* begin *
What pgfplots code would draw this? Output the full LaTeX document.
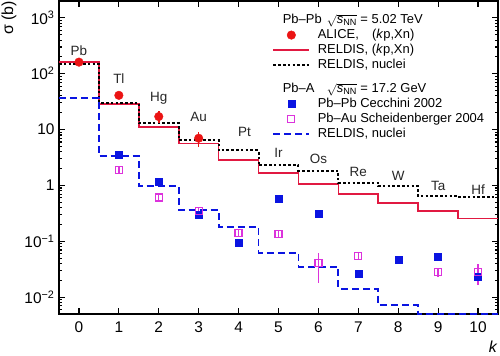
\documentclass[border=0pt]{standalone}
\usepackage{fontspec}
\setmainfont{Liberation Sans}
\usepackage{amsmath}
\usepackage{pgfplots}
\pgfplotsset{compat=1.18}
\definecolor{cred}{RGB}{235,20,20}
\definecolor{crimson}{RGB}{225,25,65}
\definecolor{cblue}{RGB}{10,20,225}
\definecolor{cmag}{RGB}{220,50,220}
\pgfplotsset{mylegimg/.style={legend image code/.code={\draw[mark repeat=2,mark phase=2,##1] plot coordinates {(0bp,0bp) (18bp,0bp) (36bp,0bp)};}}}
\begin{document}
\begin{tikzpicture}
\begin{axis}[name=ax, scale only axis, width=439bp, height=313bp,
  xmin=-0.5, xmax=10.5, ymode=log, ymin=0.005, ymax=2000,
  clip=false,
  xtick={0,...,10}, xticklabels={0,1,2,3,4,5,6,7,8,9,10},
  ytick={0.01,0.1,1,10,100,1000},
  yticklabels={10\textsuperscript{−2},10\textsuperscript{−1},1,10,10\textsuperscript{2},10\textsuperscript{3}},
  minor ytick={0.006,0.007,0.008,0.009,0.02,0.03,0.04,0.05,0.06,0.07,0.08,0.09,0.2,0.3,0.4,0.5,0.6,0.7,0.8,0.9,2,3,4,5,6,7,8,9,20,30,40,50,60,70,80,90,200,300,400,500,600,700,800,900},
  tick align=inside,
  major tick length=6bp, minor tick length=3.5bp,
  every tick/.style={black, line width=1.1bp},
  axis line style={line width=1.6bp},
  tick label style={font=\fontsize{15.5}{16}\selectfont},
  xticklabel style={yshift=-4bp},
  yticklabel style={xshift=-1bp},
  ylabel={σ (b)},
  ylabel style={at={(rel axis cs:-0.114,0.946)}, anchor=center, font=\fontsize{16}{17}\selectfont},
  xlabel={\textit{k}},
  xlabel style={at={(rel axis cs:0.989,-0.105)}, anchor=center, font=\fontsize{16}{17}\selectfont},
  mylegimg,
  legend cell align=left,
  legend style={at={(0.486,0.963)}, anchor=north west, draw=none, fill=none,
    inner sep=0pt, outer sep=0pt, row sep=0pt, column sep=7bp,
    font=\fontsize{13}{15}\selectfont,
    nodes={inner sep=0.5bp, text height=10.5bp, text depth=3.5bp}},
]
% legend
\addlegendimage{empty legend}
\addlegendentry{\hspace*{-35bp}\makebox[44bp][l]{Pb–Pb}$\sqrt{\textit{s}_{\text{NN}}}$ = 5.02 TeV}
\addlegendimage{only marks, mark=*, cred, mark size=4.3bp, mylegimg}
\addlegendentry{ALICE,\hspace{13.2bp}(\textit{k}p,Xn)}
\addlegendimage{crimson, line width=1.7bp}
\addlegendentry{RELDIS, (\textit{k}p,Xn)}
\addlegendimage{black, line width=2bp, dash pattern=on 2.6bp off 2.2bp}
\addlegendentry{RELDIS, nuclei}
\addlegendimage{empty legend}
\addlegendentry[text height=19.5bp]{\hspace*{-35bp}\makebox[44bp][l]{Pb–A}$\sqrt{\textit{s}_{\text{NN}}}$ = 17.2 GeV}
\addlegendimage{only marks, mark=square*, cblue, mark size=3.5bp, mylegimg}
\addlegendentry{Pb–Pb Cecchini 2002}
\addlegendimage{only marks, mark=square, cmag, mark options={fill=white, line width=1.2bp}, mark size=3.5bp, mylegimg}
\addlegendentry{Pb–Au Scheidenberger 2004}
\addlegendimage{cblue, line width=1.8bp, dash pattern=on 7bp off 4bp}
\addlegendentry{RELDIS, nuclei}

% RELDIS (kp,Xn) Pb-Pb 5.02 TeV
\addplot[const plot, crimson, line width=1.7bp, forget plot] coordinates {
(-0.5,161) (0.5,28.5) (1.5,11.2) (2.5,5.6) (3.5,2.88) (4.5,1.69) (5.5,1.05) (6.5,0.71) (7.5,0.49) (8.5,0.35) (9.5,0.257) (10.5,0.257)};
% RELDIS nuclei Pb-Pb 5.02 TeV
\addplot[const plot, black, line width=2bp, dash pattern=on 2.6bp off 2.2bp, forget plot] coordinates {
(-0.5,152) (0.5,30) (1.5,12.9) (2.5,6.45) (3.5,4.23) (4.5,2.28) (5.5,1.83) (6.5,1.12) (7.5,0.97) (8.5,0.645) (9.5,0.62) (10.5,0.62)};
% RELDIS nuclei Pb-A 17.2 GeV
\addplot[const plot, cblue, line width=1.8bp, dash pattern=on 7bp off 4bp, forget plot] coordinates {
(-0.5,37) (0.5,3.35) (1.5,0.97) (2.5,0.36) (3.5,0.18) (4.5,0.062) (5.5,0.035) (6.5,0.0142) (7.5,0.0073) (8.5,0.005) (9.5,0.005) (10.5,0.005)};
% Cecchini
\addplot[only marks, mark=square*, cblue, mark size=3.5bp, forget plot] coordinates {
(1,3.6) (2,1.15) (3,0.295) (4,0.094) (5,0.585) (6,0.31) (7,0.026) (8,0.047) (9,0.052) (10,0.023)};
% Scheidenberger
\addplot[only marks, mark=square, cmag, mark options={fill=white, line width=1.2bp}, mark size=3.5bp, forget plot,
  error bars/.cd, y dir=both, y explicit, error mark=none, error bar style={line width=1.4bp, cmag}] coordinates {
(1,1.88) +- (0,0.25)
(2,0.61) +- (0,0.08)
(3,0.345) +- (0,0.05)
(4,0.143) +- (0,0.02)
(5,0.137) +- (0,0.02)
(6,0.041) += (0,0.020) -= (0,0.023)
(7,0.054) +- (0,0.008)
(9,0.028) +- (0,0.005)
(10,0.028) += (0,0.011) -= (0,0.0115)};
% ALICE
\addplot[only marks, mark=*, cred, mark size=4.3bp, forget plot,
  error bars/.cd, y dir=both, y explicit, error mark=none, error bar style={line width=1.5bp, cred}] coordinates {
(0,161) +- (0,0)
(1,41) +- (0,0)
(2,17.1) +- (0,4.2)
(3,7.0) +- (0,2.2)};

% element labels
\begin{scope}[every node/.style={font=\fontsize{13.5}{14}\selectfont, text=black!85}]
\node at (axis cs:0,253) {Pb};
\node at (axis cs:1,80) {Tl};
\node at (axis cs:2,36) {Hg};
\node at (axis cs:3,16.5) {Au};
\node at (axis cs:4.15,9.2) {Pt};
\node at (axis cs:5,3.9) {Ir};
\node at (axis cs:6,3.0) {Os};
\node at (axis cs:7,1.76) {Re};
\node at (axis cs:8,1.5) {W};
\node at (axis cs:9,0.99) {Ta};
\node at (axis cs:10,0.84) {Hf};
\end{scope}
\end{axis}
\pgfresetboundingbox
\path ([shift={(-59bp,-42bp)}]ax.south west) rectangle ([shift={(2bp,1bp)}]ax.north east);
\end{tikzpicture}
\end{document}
* end *
* begin *
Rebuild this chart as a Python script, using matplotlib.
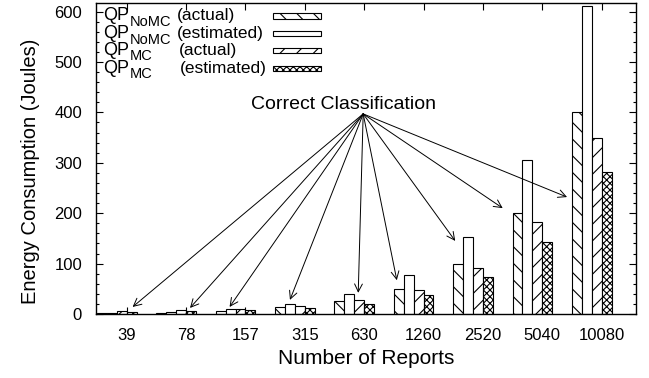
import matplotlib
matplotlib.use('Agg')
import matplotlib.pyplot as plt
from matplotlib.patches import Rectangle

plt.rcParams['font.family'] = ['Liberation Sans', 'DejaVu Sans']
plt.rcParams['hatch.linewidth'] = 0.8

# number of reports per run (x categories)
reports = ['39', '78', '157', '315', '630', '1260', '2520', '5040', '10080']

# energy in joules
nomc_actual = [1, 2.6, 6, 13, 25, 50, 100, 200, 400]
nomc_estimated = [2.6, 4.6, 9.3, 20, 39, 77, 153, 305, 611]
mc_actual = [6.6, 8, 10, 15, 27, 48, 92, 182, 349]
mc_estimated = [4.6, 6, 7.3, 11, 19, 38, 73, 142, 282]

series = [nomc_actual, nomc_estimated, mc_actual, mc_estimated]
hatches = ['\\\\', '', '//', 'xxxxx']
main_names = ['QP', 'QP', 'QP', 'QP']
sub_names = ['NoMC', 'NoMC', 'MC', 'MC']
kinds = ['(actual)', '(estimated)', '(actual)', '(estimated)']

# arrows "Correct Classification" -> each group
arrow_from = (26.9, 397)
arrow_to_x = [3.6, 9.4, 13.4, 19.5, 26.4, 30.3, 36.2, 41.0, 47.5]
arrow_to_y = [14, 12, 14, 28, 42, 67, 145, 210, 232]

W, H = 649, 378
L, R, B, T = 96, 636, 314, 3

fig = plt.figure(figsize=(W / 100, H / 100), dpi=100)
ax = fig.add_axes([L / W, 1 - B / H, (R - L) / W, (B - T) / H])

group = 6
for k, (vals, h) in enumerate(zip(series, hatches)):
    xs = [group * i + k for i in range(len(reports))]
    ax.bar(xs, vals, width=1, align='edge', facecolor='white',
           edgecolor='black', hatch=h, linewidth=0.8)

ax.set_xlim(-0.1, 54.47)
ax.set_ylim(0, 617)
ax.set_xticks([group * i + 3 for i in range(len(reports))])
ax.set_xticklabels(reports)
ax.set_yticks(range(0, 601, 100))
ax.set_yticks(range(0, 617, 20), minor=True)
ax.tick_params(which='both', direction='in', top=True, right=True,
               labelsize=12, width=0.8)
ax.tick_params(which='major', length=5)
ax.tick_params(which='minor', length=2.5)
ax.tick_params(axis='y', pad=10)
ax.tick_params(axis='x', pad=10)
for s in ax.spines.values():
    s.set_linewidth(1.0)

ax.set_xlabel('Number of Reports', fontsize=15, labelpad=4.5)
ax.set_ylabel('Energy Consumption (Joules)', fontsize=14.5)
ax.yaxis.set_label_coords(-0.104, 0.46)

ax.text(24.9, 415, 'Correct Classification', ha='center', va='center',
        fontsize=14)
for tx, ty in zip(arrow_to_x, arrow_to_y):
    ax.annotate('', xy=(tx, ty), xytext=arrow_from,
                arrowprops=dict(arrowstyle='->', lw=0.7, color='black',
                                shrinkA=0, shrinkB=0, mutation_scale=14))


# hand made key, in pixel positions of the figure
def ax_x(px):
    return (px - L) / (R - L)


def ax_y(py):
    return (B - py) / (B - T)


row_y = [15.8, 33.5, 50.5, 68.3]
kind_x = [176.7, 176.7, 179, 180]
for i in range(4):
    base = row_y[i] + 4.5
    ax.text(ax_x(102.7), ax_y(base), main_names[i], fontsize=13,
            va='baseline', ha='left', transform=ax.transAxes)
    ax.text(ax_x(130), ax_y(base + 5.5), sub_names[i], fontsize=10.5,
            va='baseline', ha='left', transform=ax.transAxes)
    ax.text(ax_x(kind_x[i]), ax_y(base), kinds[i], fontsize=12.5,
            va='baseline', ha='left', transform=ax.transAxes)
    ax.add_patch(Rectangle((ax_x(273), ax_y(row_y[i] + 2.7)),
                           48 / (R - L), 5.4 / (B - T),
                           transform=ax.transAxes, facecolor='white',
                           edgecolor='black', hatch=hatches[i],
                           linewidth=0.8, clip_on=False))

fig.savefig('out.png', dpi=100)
* end *
* begin *
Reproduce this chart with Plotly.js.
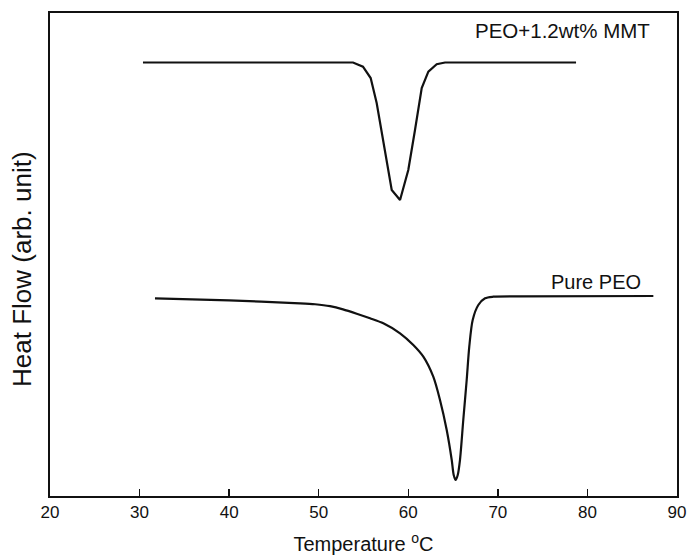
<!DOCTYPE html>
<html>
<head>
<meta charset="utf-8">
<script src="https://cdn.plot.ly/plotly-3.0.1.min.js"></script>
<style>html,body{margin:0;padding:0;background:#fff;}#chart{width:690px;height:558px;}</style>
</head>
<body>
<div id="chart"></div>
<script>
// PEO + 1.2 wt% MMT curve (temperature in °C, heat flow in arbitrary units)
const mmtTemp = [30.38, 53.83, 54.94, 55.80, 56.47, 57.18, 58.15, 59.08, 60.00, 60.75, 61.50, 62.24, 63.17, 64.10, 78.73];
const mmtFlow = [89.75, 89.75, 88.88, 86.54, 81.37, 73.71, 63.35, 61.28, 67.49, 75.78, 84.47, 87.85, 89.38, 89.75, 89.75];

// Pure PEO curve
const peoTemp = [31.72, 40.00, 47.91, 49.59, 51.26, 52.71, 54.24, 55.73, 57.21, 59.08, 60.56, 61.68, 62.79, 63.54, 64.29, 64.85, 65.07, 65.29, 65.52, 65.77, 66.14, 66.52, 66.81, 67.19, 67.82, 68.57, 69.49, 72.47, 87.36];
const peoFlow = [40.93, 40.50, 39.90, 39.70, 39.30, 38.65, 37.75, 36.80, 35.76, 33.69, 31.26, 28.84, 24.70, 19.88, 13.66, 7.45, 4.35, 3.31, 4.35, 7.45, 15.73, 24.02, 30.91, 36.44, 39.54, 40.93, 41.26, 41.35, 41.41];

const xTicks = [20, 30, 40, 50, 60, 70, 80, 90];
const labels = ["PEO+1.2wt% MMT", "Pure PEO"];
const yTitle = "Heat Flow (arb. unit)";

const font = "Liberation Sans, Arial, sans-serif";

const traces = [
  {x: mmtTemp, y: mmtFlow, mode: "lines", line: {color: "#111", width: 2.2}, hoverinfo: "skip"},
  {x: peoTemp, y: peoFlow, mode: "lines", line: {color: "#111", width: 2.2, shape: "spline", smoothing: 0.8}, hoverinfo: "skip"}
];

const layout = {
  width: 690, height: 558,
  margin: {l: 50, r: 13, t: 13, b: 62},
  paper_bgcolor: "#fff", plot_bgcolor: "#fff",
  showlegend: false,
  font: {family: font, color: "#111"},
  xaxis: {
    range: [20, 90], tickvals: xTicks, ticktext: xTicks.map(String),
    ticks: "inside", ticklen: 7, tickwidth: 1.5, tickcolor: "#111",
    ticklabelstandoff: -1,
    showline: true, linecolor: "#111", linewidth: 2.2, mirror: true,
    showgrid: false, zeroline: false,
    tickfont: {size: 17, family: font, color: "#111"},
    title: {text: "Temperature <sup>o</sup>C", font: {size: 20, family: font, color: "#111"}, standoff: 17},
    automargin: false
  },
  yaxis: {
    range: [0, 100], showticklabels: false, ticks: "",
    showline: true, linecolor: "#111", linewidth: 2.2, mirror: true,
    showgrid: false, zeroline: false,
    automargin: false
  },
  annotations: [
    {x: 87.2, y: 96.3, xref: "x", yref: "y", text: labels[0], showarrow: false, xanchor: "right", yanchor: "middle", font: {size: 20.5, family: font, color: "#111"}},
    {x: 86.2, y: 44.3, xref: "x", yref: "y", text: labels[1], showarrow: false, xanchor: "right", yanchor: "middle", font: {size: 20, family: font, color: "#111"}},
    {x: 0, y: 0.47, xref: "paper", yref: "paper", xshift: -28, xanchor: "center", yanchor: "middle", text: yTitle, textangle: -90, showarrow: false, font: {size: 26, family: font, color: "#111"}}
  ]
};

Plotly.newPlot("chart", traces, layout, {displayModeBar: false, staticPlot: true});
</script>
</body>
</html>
* end *
Do this - From the records above, copy only the lines running from the line containing "Rebuild this chart" to the line containing "kinds = ['(actual)', '(estimated)', '(actual)', '(estimated)']", both ends included. Leave the pictures out.

The answer -
Rebuild this chart as a Python script, using matplotlib.
import matplotlib
matplotlib.use('Agg')
import matplotlib.pyplot as plt
from matplotlib.patches import Rectangle

plt.rcParams['font.family'] = ['Liberation Sans', 'DejaVu Sans']
plt.rcParams['hatch.linewidth'] = 0.8

# number of reports per run (x categories)
reports = ['39', '78', '157', '315', '630', '1260', '2520', '5040', '10080']

# energy in joules
nomc_actual = [1, 2.6, 6, 13, 25, 50, 100, 200, 400]
nomc_estimated = [2.6, 4.6, 9.3, 20, 39, 77, 153, 305, 611]
mc_actual = [6.6, 8, 10, 15, 27, 48, 92, 182, 349]
mc_estimated = [4.6, 6, 7.3, 11, 19, 38, 73, 142, 282]

series = [nomc_actual, nomc_estimated, mc_actual, mc_estimated]
hatches = ['\\\\', '', '//', 'xxxxx']
main_names = ['QP', 'QP', 'QP', 'QP']
sub_names = ['NoMC', 'NoMC', 'MC', 'MC']
kinds = ['(actual)', '(estimated)', '(actual)', '(estimated)']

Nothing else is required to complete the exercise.